▶ [Set problem]
Print exactly the lines from the first one down to the line containing "(c5) at (83,438)", both ends included, with no pictures and nothing else.

* START Data *

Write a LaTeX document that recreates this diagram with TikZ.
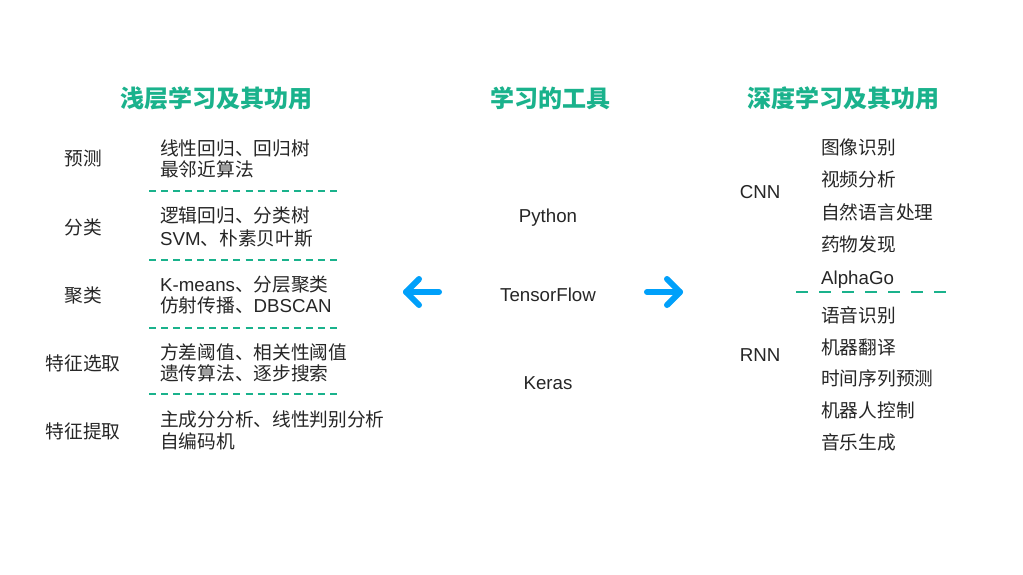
\documentclass[tikz,border=0pt]{standalone}
\usepackage{fontspec}
\setmainfont{Liberation Sans}
\newfontfamily\cjk{Noto Sans CJK SC}
\definecolor{tgreen}{RGB}{26,178,140}
\definecolor{txt}{RGB}{38,38,38}
\definecolor{ablue}{RGB}{0,160,250}
\begin{document}
\begin{tikzpicture}[x=1pt,y=-1pt,
  title/.style={font=\cjk\bfseries\fontsize{24}{28}\selectfont, text=tgreen, anchor=base, inner sep=0pt},
  cat/.style={font=\cjk\fontsize{18.7}{22}\selectfont, text=txt, anchor=base, inner sep=0pt},
  item/.style={cat, anchor=base west},
  lat/.style={font=\fontsize{18.7}{22}\selectfont, text=txt, anchor=base, inner sep=0pt},
  sepl/.style={draw=tgreen, line width=1.3pt, dash pattern=on 7pt off 5.07pt},
  sepr/.style={draw=tgreen, line width=1.3pt, dash pattern=on 11.5pt off 11.58pt},
  bigarrow/.style={draw=ablue, line width=6pt, line cap=round, line join=round}
]
\useasboundingbox[fill=white] (0,0) rectangle (1023,574);

% titles
\node[title] (t1) at (216,107) {浅层学习及其功用};
\node[title] (t2) at (550,107) {学习的工具};
\node[title] (t3) at (843,107) {深度学习及其功用};

% left column
\node[cat] (c1) at (83,165) {预测};
\node[cat] (c2) at (83,234) {分类};
\node[cat] (c3) at (83,302) {聚类};
\node[cat] (c4) at (83,370) {特征选取};
\node[cat] (c5) at (83,438) {特征提取};

\node[item] (a1) at (160,155) {线性回归、回归树};
\node[item] (a2) at (160,176) {最邻近算法};
\node[item] (b1) at (160,222) {逻辑回归、分类树};
\node[item] (b2) at (160,245) {{\rmfamily SVM}、朴素贝叶斯};
\node[item] (d1) at (160,291) {{\rmfamily K-means}、分层聚类};
\node[item] (d2) at (160,312) {仿射传播、{\rmfamily DBSCAN}};
\node[item] (e1) at (160,359) {方差阈值、相关性阈值};
\node[item] (e2) at (160,380) {遗传算法、逐步搜索};
\node[item] (f1) at (160,426) {主成分分析、线性判别分析};
\node[item] (f2) at (160,448) {自编码机};

\coordinate (s1a) at (149,191); \coordinate (s1b) at (337,191);
\coordinate (s2a) at (149,260); \coordinate (s2b) at (337,260);
\coordinate (s3a) at (149,328); \coordinate (s3b) at (337,328);
\coordinate (s4a) at (149,394); \coordinate (s4b) at (337,394);
\draw[sepl] (s1a) -- (s1b);
\draw[sepl] (s2a) -- (s2b);
\draw[sepl] (s3a) -- (s3b);
\draw[sepl] (s4a) -- (s4b);

% middle
\node[lat] (py) at (548,222) {Python};
\node[lat] (tf) at (548,301) {TensorFlow};
\node[lat] (ke) at (548,389) {Keras};

% arrows
\coordinate (lt) at (406,292); \coordinate (ls) at (439,292);
\coordinate (lu) at (419,279); \coordinate (ld) at (419,305);
\draw[bigarrow] (ls) -- (lt);
\draw[bigarrow] (lu) -- (lt) -- (ld);
\coordinate (rt) at (680,292); \coordinate (rs) at (647,292);
\coordinate (ru) at (667,279); \coordinate (rd) at (667,305);
\draw[bigarrow] (rs) -- (rt);
\draw[bigarrow] (ru) -- (rt) -- (rd);

% right column
\node[lat] (cnn) at (760,198) {CNN};
\node[lat] (rnn) at (760,361) {RNN};

\node[item] (g1) at (821,154) {图像识别};
\node[item] (g2) at (821,186) {视频分析};
\node[item] (g3) at (821,219) {自然语言处理};
\node[item] (g4) at (821,251) {药物发现};
\node[item, font=\fontsize{18.7}{22}\selectfont] (g5) at (821,284) {AlphaGo};
\coordinate (s5a) at (796,292); \coordinate (s5b) at (946,292);
\draw[sepr] (s5a) -- (s5b);
\node[item] (h1) at (821,322) {语音识别};
\node[item] (h2) at (821,354) {机器翻译};
\node[item] (h3) at (821,385) {时间序列预测};
\node[item] (h4) at (821,417) {机器人控制};
\node[item] (h5) at (821,449) {音乐生成};
\end{tikzpicture}
\end{document}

* END Data *

▶ [Worked answer]
Write a LaTeX document that recreates this diagram with TikZ.
\documentclass[tikz,border=0pt]{standalone}
\usepackage{fontspec}
\setmainfont{Liberation Sans}
\newfontfamily\cjk{Noto Sans CJK SC}
\definecolor{tgreen}{RGB}{26,178,140}
\definecolor{txt}{RGB}{38,38,38}
\definecolor{ablue}{RGB}{0,160,250}
\begin{document}
\begin{tikzpicture}[x=1pt,y=-1pt,
  title/.style={font=\cjk\bfseries\fontsize{24}{28}\selectfont, text=tgreen, anchor=base, inner sep=0pt},
  cat/.style={font=\cjk\fontsize{18.7}{22}\selectfont, text=txt, anchor=base, inner sep=0pt},
  item/.style={cat, anchor=base west},
  lat/.style={font=\fontsize{18.7}{22}\selectfont, text=txt, anchor=base, inner sep=0pt},
  sepl/.style={draw=tgreen, line width=1.3pt, dash pattern=on 7pt off 5.07pt},
  sepr/.style={draw=tgreen, line width=1.3pt, dash pattern=on 11.5pt off 11.58pt},
  bigarrow/.style={draw=ablue, line width=6pt, line cap=round, line join=round}
]
\useasboundingbox[fill=white] (0,0) rectangle (1023,574);

% titles
\node[title] (t1) at (216,107) {浅层学习及其功用};
\node[title] (t2) at (550,107) {学习的工具};
\node[title] (t3) at (843,107) {深度学习及其功用};

% left column
\node[cat] (c1) at (83,165) {预测};
\node[cat] (c2) at (83,234) {分类};
\node[cat] (c3) at (83,302) {聚类};
\node[cat] (c4) at (83,370) {特征选取};
\node[cat] (c5) at (83,438) {特征提取};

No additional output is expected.